*TASK OBJECTIVE*: Starting with the first line of the data below, copy each line up to and including the one containing "two_theta = np.round(np.arange(90, 291)". Pictures stay out.
— Begin —
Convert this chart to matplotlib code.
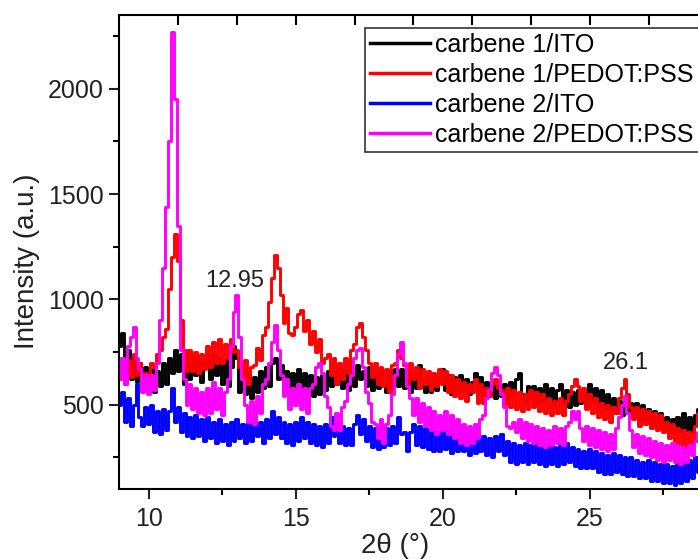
import numpy as np
import matplotlib
matplotlib.use("Agg")
from matplotlib import pyplot as plt

plt.rcParams['font.family'] = ['Liberation Sans', 'DejaVu Sans']

# 2theta grid of the digitised patterns (0.1 degree steps, 9.0 .. 29.0)
two_theta = np.round(np.arange(90, 291) * 0.1, 1)

carbene1_ito = [
    780, 840, 660, 760, 620, 730, 610, 700, 590, 680,
    580, 670, 560, 660, 590, 700, 600, 720, 650, 760,
    660, 740, 600, 700, 620, 730, 640, 720, 610, 700,
    730, 620, 740, 640, 720, 600, 710, 590, 680, 780,
    720, 560, 680, 550, 650, 530, 630, 560, 660, 580,
    680, 590, 700, 720, 620, 690, 570, 660, 560, 650,
    580, 670, 560, 650, 550, 640, 540, 630, 550, 640,
    570, 660, 590, 700, 600, 680, 580, 660, 570, 650,
    590, 690, 620, 660, 590, 680, 570, 650, 580, 670,
    600, 560, 660, 580, 670, 590, 670, 580, 650, 560,
    640, 580, 690, 600, 560, 650, 560, 640, 570, 630,
    670, 570, 640, 550, 630, 560, 640, 570, 620, 550,
    610, 650, 560, 630, 550, 610, 540, 600, 530, 590,
    540, 600, 530, 610, 540, 620, 650, 550, 520, 590,
    530, 590, 510, 580, 520, 600, 530, 580, 500, 570,
    600, 520, 570, 490, 560, 500, 570, 510, 560, 490,
    600, 520, 580, 500, 570, 480, 550, 470, 530, 460,
    520, 450, 530, 460, 510, 440, 510, 430, 500, 420,
    480, 410, 470, 390, 460, 380, 440, 370, 430, 360,
    440, 370, 460, 380, 440, 370, 450, 480, 430, 490,
    460,
]

carbene1_pedot = [
    620, 720, 600, 710, 630, 740, 640, 700, 570, 650,
    600, 700, 680, 740, 760, 820, 860, 1050, 1200, 1310,
    1180, 900, 760, 660, 760, 660, 750, 650, 740, 670,
    780, 680, 800, 700, 810, 700, 790, 720, 810, 750,
    760, 680, 620, 710, 600, 680, 690, 770, 710, 830,
    870, 990, 1100, 1210, 1150, 1020, 890, 960, 840, 830,
    870, 930, 950, 850, 900, 790, 850, 750, 810, 700,
    720, 740, 640, 720, 600, 700, 620, 720, 650, 760,
    790, 870, 890, 820, 760, 700, 630, 700, 600, 680,
    590, 670, 560, 690, 700, 760, 720, 690, 600, 700,
    620, 680, 580, 670, 600, 660, 570, 650, 590, 670,
    600, 660, 560, 640, 540, 620, 530, 610, 520, 600,
    560, 620, 510, 600, 510, 580, 540, 600, 620, 580,
    570, 500, 580, 490, 570, 480, 560, 470, 550, 480,
    570, 490, 560, 470, 550, 460, 530, 450, 520, 460,
    530, 450, 520, 550, 590, 620, 590, 520, 580, 480,
    550, 460, 530, 440, 510, 430, 500, 420, 490, 460,
    530, 580, 620, 550, 490, 430, 490, 400, 480, 410,
    470, 390, 460, 380, 450, 370, 420, 340, 410, 320,
    390, 310, 380, 300, 370, 320, 400, 460, 490, 510,
    490,
]

carbene2_ito = [
    500, 560, 420, 530, 400, 500, 600, 440, 400, 490,
    410, 500, 370, 470, 360, 480, 380, 470, 580, 420,
    490, 370, 460, 350, 440, 340, 450, 350, 430, 330,
    440, 340, 420, 320, 430, 330, 410, 310, 420, 330,
    430, 340, 410, 320, 420, 330, 440, 350, 420, 320,
    430, 340, 470, 360, 440, 340, 420, 320, 410, 310,
    420, 330, 440, 340, 420, 320, 410, 310, 400, 300,
    410, 320, 440, 350, 420, 320, 400, 310, 390, 310,
    410, 450, 360, 430, 330, 400, 300, 390, 290, 380,
    300, 390, 310, 400, 320, 440, 360, 370, 280, 370,
    410, 310, 400, 300, 390, 290, 380, 280, 370, 280,
    380, 290, 370, 270, 360, 280, 380, 280, 360, 260,
    350, 270, 370, 280, 350, 260, 340, 250, 350, 280,
    360, 260, 330, 230, 320, 220, 310, 230, 320, 220,
    310, 230, 320, 220, 300, 210, 310, 220, 300, 210,
    310, 220, 320, 230, 300, 210, 290, 200, 280, 200,
    290, 200, 280, 180, 270, 170, 260, 170, 270, 180,
    260, 170, 250, 160, 250, 160, 240, 150, 230, 150,
    240, 140, 230, 140, 220, 130, 220, 130, 210, 120,
    220, 130, 230, 140, 240, 150, 250, 180, 270, 200,
    280,
]

carbene2_pedot = [
    620, 720, 600, 780, 820, 870, 720, 670, 560, 640,
    550, 640, 570, 700, 900, 1150, 1440, 1750, 2270, 1950,
    1350, 760, 620, 500, 600, 480, 580, 460, 560, 450,
    580, 460, 610, 480, 580, 450, 560, 620, 780, 940,
    1020, 820, 620, 500, 420, 520, 410, 540, 460, 600,
    620, 700, 800, 880, 760, 640, 540, 620, 480, 580,
    500, 600, 480, 580, 460, 580, 600, 680, 700, 650,
    540, 490, 400, 380, 460, 380, 490, 520, 600, 640,
    720, 760, 770, 680, 560, 510, 420, 410, 340, 430,
    320, 410, 450, 550, 640, 740, 800, 700, 590, 530,
    450, 530, 420, 510, 400, 490, 380, 470, 360, 450,
    380, 470, 360, 450, 340, 430, 320, 410, 310, 400,
    320, 410, 340, 430, 450, 530, 570, 650, 680, 640,
    550, 490, 400, 390, 420, 370, 430, 340, 420, 330,
    410, 320, 400, 310, 390, 300, 380, 310, 400, 320,
    390, 310, 400, 420, 470, 430, 470, 390, 330, 400,
    310, 390, 300, 380, 290, 370, 280, 360, 290, 390,
    440, 500, 540, 460, 380, 300, 360, 270, 350, 260,
    340, 250, 330, 240, 320, 230, 310, 240, 320, 230,
    310, 220, 300, 230, 310, 260, 330, 370, 400, 370,
    400,
]

series = [
    ("carbene 1/ITO", carbene1_ito, "#000000"),
    ("carbene 1/PEDOT:PSS", carbene1_pedot, "#ff0000"),
    ("carbene 2/ITO", carbene2_ito, "#0000ff"),
    ("carbene 2/PEDOT:PSS", carbene2_pedot, "#ff00ff"),
]

peak_labels = [("12.95", 12.93, 1089), ("26.1", 26.22, 700)]

fig = plt.figure(figsize=(6.98, 5.59), dpi=100)
# the plot is cropped on the right, so the axes run past the figure edge
ax = fig.add_axes([0.171, 0.1252, 0.8845, 0.848])

for name, vals, col in series:
    ax.plot(two_theta, vals, color=col, lw=2.1, drawstyle="steps-mid", label=name)

for txt, px, py in peak_labels:
    ax.text(px, py, txt, fontsize=17, color="#222222", ha="center", va="center")

ax.set_xlim(9, 30)
ax.set_ylim(100, 2350)
ax.set_xticks([10, 15, 20, 25])
ax.set_xticks([12.5, 17.5, 22.5, 27.5], minor=True)
ax.set_yticks([500, 1000, 1500, 2000])
ax.set_yticks([250, 750, 1250, 1750, 2250], minor=True)
ax.tick_params(which="major", direction="out", length=7, width=1.5,
               labelsize=18, pad=4, colors="#222222")
ax.tick_params(which="minor", direction="out", length=4, width=1.5)
ax.tick_params(axis="x", pad=6)
for s in ax.spines.values():
    s.set_linewidth(1.5)
ax.spines["top"].set_visible(False)

top = ax.secondary_xaxis("top")
top.set_xticks(np.arange(11, 31, 2))
top.tick_params(direction="in", length=7, width=1.5, labeltop=False)
top.spines["top"].set_linewidth(1.5)

fig.text(27 / 698, 1 - 261 / 559, "Intensity (a.u.)", rotation=90,
         fontsize=20, color="#222222", ha="center", va="center")
fig.text(395 / 698, 1 - 546 / 559, "2\u03b8 (\u00b0)", fontsize=20,
         color="#222222", ha="center", va="center")

leg = ax.legend(loc="upper left", bbox_to_anchor=(365 / 698, 1 - 28 / 559),
                bbox_transform=fig.transFigure, fontsize=18, frameon=True,
                fancybox=False, edgecolor="black", borderaxespad=0,
                borderpad=0.2, handlelength=2.4, handletextpad=0.2,
                labelspacing=0.24)
leg.get_frame().set_linewidth(1.2)
for ln in leg.get_lines():
    ln.set_linewidth(2.5)

fig.savefig("out.png", dpi=100)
— End —
*FINAL RESULT*:
Convert this chart to matplotlib code.
import numpy as np
import matplotlib
matplotlib.use("Agg")
from matplotlib import pyplot as plt

plt.rcParams['font.family'] = ['Liberation Sans', 'DejaVu Sans']

# 2theta grid of the digitised patterns (0.1 degree steps, 9.0 .. 29.0)
two_theta = np.round(np.arange(90, 291) * 0.1, 1)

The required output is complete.